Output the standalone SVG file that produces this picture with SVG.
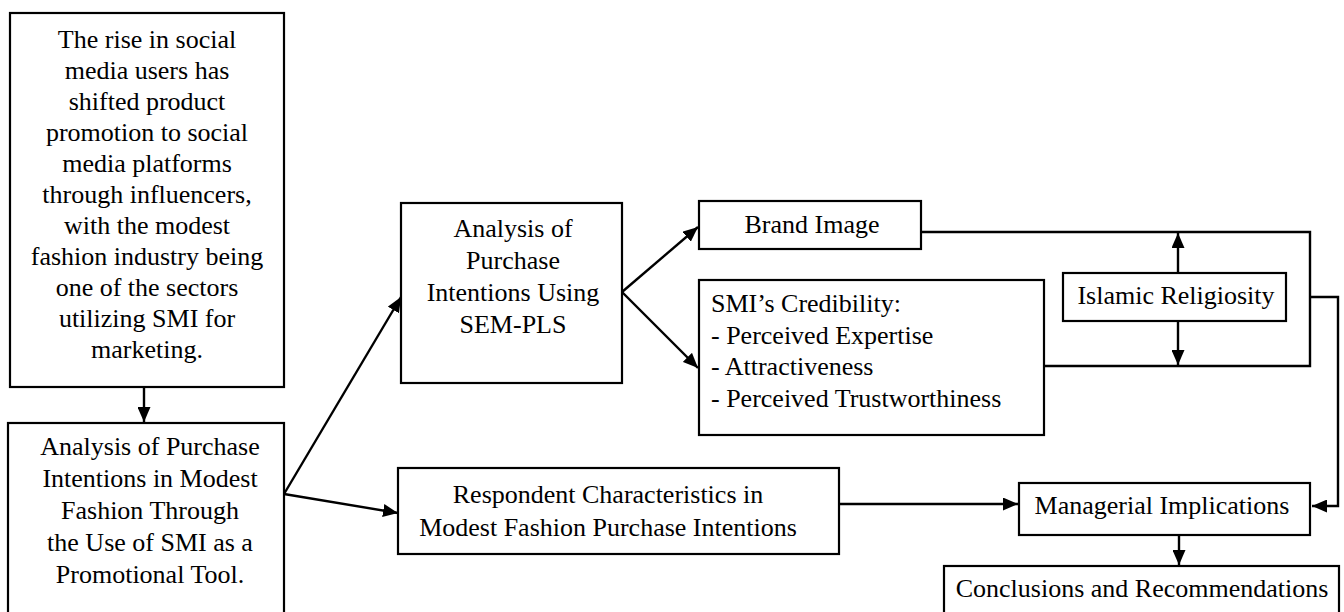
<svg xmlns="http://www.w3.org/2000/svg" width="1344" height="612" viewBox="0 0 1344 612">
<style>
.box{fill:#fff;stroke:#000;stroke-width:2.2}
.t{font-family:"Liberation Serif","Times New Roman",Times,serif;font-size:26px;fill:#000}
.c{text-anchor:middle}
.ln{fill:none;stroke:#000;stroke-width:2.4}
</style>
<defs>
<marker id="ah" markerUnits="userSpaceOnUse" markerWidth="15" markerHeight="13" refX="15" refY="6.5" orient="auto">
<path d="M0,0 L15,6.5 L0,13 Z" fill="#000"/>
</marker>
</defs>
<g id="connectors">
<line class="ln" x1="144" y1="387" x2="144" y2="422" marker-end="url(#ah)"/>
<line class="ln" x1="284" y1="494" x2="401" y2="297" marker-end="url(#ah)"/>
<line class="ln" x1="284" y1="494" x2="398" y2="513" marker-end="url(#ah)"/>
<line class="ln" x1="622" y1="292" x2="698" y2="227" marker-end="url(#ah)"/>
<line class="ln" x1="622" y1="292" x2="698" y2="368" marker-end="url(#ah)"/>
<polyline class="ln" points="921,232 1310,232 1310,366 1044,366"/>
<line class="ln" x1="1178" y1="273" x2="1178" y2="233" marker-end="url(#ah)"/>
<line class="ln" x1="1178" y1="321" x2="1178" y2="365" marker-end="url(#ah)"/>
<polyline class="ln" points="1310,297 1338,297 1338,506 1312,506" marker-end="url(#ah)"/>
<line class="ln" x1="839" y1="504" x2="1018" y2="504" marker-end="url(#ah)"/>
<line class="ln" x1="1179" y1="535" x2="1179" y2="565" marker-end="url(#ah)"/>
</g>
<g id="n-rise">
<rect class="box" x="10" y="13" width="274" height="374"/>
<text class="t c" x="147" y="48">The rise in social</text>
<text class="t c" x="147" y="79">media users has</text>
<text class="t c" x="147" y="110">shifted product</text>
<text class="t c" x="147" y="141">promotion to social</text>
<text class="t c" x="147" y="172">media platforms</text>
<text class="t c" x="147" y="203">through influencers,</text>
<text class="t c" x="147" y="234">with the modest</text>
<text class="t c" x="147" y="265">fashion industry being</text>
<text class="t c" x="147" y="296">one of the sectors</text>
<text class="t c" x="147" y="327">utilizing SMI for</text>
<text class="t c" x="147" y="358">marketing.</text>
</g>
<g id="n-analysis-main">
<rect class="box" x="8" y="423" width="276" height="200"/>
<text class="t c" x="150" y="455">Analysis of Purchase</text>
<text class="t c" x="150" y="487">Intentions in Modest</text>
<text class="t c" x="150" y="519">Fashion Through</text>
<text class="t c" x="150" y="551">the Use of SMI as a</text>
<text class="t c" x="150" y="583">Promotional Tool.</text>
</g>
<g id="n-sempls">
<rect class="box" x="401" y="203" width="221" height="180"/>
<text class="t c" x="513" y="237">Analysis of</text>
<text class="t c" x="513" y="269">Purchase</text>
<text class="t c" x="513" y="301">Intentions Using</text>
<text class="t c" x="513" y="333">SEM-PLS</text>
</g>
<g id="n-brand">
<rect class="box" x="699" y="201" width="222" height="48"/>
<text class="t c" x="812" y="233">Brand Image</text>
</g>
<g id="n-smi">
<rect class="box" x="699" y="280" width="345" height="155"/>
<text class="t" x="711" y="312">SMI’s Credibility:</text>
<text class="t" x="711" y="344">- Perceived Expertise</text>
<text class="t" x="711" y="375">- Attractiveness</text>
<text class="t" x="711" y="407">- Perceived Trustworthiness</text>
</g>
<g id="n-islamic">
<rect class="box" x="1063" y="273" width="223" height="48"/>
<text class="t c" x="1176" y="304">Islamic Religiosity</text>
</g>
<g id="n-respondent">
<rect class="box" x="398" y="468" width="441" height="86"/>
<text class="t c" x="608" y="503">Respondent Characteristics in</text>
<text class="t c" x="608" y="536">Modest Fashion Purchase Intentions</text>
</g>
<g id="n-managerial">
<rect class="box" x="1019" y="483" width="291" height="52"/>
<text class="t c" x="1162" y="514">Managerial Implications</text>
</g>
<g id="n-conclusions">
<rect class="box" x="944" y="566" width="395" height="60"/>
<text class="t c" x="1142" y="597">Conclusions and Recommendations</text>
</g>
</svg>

**Task details:** Give the count of lines in the data shown above that contain "with", and nothing else.

**Task result:** 2